The day after Sunday's Aeromexico disaster, three counselors from the Los Angeles County Mental Health Department were dispatched to suburban Cerritos. They were there to help ease the grief of families touched by the tragedy.
Among those the counselors spoke with were children. Twenty years ago, the youngsters might have been overlooked.
Emergency counselors first focused their attention on how children react to catastrophe after the 1971 Sylmar earthquake. Much of what is known today about children and disaster comes from work done by the San Fernando Valley Child Guidance Clinic in that quake's aftermath.
"Before that, people didn't even know that children reacted strongly to disasters," said Dr. Stephen J. Howard, director of development and training at the Northridge clinic. Of all potential disasters, the threat of earthquake carries the greatest anxiety because people feel so helpless, Howard said.
"For children it may be a Freudian influence," Howard said. "We talk about 'Mother Earth,' and I think there's a reason for that. The earth gives life to everything on the planet. To think that the firm ground, to which they are so accustomed, can actually shake and move, it's a very disturbing idea. Nothing is permanent. Nothing we can be sure of . . . even the earth that we're walking on. That's a rude awakening."
There are ways to prepare a child for the eventuality of a major quake, however, and established techniques for dealing with the emotional aftershocks that Howard and his colleagues have perfected since the jarring Sylmar quake.
Results of the clinic's research were published in a booklet titled "Coping With Children's Reactions to Earthquakes and Other Disasters" that is a best seller at the national Office of Emergency Preparedness in Washington, D. C.
The booklet has been translated into Spanish and Vietnamese and is distributed throughout the world. Its crisis intervention procedures have become routine for the Red Cross and other public-health agencies.
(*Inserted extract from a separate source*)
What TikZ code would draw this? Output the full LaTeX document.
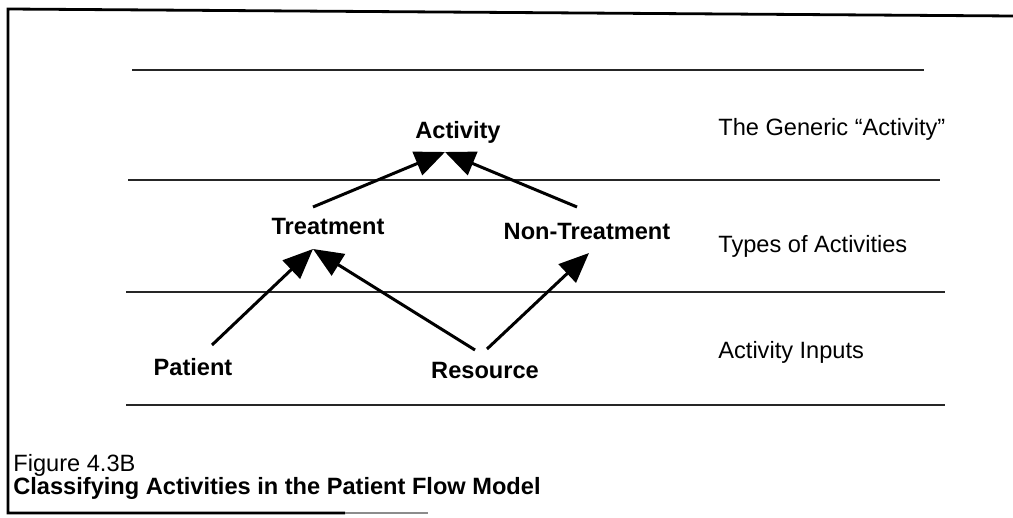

Howard had never experienced an earthquake when he immigrated from his native Poland to California in 1950. He gave little thought to the first quake he weathered here in 1956 but, after the Sylmar shake-up, he became involved on a personal level. His Studio City house was not in the epicenter and sustained only minor damage.
"But it shook like a freight train," recalled his wife, Bebe. "We all ended up in the hall, trying to get to my daughter's room. Afterward, I remember, I made hot cocoa. We wanted something sweet and hot. We were in shock."
Their daughter, Jackie, who was 9 at the time, was very upset.
Children Found to Be Frightened
"I called Mrs. Norma Gordon, one of the psychologists who worked at the clinic who had a son a year older," Howard said. "We compared notes on and decided if our two children were scared, other children might be, too."
There followed an announcement by the clinic that it would assist any children or families who had reacted with anxiety to the quake.
"We were \o7 not\f7 prepared for the 350 families who showed up," he said, "but every one of us took a group of people."
A heavy storm followed the Sylmar quake, and many of the children reacted to thunder for the first time. Some even became frightened of the sound of trucks on the freeway. Most of the disturbed children were grammar-school age and the clinic counseled them with their families in groups of about 25 or 30.
"One of the first things we did was encourage parents to admit they were afraid, too," Howard said. "What they were communicating to their children was, 'We're not afraid and you are.' The children believed something was wrong with them.
"Our people dealt with the commonality of the experience. Everybody was afraid. It's not unusual to be afraid. And, secondly, we got them to talk about it. Parents thought that talking would only increase the anxiety. It may at the time it's being discussed, but once the discussion is over, the children are less frightened of it and better prepared for the next earthquake."
Clinic counselors also used desensitization, alternating rattling sounds comparable to those of an earthquake with relaxation techniques.
Howard reported that often a single group session served to quell fears and the majority of patients felt confident to return to a normal routine within two weeks. Most longstanding behavior problems--nightmares, troubled sleeping, generalized anxiety--had dropped to 50% at the end of one year, he says.
The study "was very important because most authorities before that felt children recovered very quickly, . . . after a few weeks," he said. "But our research showed it took much longer."
About 1% of the children needed extensive counseling of up to six months. These youths were not reacting just to the quake, he suggests, but suffering from deeper problems that the trauma of the quake brought to the surface.